His victim, a passenger on the train, is a small young boy, who is the brother of Liesel Meminger. Yes, having Death do a voice over narrative is a literary device, and I didn’t have any issues with it being in the film.

So begins The Book Thief, a film adapted from the best-selling novel of the same name penned by Markus Zusak. The film was directed by Brian Percival who has worked mostly in television and notably had directed six episodes of Downton Abbey. The screenplay was authored by Michael Petroni.

I was very pleased with the film, especially by the performances of the actors. Sophie Nelisse has the lead role as Liesel. She’s just 13 years old and is a French-Canadian from Quebec. She will capture your heart as this young girl who is sullen and withdrawn and struggling to come to grips with her situation which includes the death of her small brother, the abandonment by her mother, and her relocation to a new home, in a small town near Munich, and new parents as the film begins.

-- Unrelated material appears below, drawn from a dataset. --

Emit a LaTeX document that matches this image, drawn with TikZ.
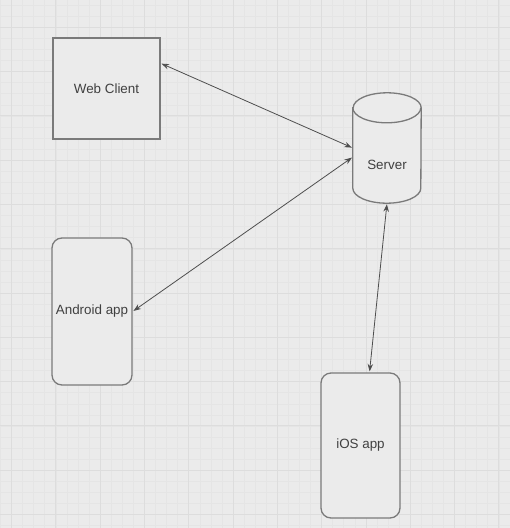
\documentclass[tikz,border=0pt]{standalone}
\usepackage{fontspec}
\setmainfont{Liberation Sans}
\usetikzlibrary{arrows.meta}

\definecolor{paper}{HTML}{EBEBEB}
\definecolor{gridminor}{HTML}{E5E5E5}
\definecolor{gridmajor}{HTML}{DDDDDD}
\definecolor{shapeline}{HTML}{7A7A7A}
\definecolor{linkline}{HTML}{4E4E4E}
\definecolor{labeltext}{HTML}{404040}

\tikzset{
  outline/.style={draw=shapeline,line width=1.3pt,fill=paper},
  box/.style={outline,text=labeltext,font=\fontsize{13.4}{15}\selectfont,inner sep=0pt},
  phone/.style={box,rounded corners=10pt},
  tag/.style={text=labeltext,font=\fontsize{13.4}{15}\selectfont,inner sep=0pt},
  link/.style={{Stealth[length=7.5pt,width=5.5pt]}-{Stealth[length=7.5pt,width=5.5pt]},
    color=linkline,line width=0.8pt,shorten <=1pt,shorten >=1pt}
}

\begin{document}
\begin{tikzpicture}[x=1pt,y=-1pt]

  \useasboundingbox (0,0) rectangle (510,528);
  \fill[paper] (0,0) rectangle (510,528);

  % grid paper
  \foreach \i in {0,...,47} {
    \draw[gridminor,line width=0.3pt] (0.3+11.075*\i,0) -- (0.3+11.075*\i,528);
    \draw[gridminor,line width=0.3pt] (0,5+11.075*\i) -- (510,5+11.075*\i);
  }
  \foreach \i in {0,...,11} {
    \draw[gridmajor,line width=0.6pt] (11.4+44.3*\i,0) -- (11.4+44.3*\i,528);
    \draw[gridmajor,line width=0.6pt] (0,27+44.3*\i) -- (510,27+44.3*\i);
  }

  \node[box,minimum width=107pt,minimum height=101pt] (web) at (106.5,88.5) {Web Client};
  \node[phone,minimum width=80pt,minimum height=147pt] (android) at (92,311.5) {Android app};
  \node[phone,minimum width=79pt,minimum height=145pt] (ios) at (360.5,445.5) {iOS app};

  % server drum
  \node[minimum width=68pt,minimum height=110pt,inner sep=0pt] (server) at (387,148) {};
  \draw[outline] ([yshift=-15pt]server.north west) -- ([yshift=15pt]server.south west)
    arc[start angle=180,end angle=0,x radius=34,y radius=15]
    -- ([yshift=-15pt]server.north east)
    arc[start angle=0,end angle=-180,x radius=34,y radius=15] -- cycle;
  \draw[outline,fill=none] ([yshift=-15pt]server.north west)
    arc[start angle=180,end angle=0,x radius=34,y radius=15];
  \node[tag] (serverlabel) at ([yshift=-17pt]server.center) {Server};

  \path[link] (web.25) edge (server.west);
  \path[link] (android.east) edge ([yshift=-9pt]server.west);
  \path[link] (server.south) edge ([xshift=9pt]ios.north);

\end{tikzpicture}
\end{document}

But she will emerge and surely brighten your day. Yes, this is a coming of age kind of film. Sophie will struggle to find a kind of normalcy in a place that is any thing but normal. This is a small German village in the late 1930’s. Children and adults are being shoehorned into a world of Nazis. Their blood-red flags are seen early and often. For most of the populace of this small town, resistance is but a concept, not a reality. Sophie who begins as an illiterate 11-year old child will be taught how to read and write by her new parents.